Evangelical Christians praying during a service in São Paulo in 2021.
Credit...Mauricio Lima for The New York Times
Evangelical Christians praying during a service in São Paulo in 2021.

As the race between Brazil’s right-wing president, Jair Bolsonaro, and his leftist challenger, Luiz Inácio Lula da Silva, tightened, Mr. Bolsonaro and his allies intensified their courting of a voting bloc key to his campaign: evangelical Christians.

In the days leading to Sunday’s runoff election, the country was awash in harsh attacks against Mr. da Silva that were meant in part to sway evangelical voters, who make up by some estimates roughly 30 percent of the population and have become key supporters of Mr. Bolsonaro.

The president likely needs this bloc, which tends to be more conservative than other religious groups in Brazil, to vote for him in significant numbers if he is to win a second term.

Mr. Bolsonaro won more than 60 percent of the evangelical vote in his first campaign for the presidency in 2018 and received a similar percentage during the first round of voting in this election cycle.

Evangelicals are the only religious group that has clear political representation in Congress, and they vote as a bloc on certain conservative topics.

Bolsonaro supporters in recent weeks accused Mr. da Silva of being a Satanist who would close churches if he won and described him as a supporter of abortion rights, the legalization of drugs and “gender ideology,” a movement to re-examine the concept of gender.

Mr. Bolsonaro amplified some of these claims. “When someone is in favor of abortion, as Lula is in favor, the guy turns on the yellow light,” the president said in a recent interview on a podcast, warning voters to be wary of Mr. da Silva.

Mr. da Silva, who has said he is opposed to abortion rights and the legalization of drugs, recently had to clarify that he does not have a pact with the devil. (He has not given a position on “gender ideology.”)
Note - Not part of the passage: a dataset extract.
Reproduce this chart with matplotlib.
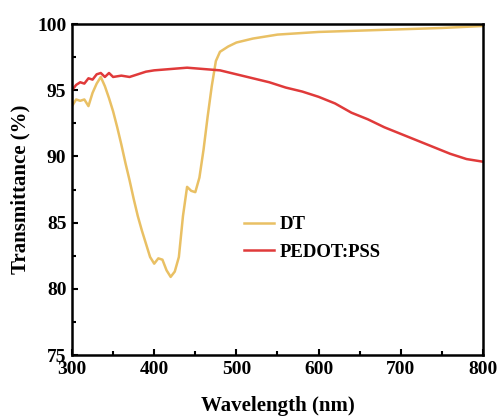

Mr. Bolsonaro has also drawn the backing of evangelical pastors who have used their pulpits to pressure their congregants to vote for the president.

“The speeches within the churches say that this is not an election, but spiritual warfare,” said Vinicius do Valle, a political scientist and the leader of the Observatory of Evangelicals, an organization studying their impact on Brazilian society.

Mr. da. Silva’s allies have fired back with their own attacks on Mr. Bolsonaro’s character, including trying to link him to freemasonry and questioning his sexual morals by pointing to a video in which he suggests sexual interest in teenage girls.

Mr. Bolsonaro has also been accused of cannibalism because of another video, a 2016 interview with The New York Times in which he talks of eating an Indigenous person.

Mr. da Silva, who has said that he has “never used religion in his campaign,” recently met with evangelical leaders and called Mr. Bolsonaro a “compulsive liar.”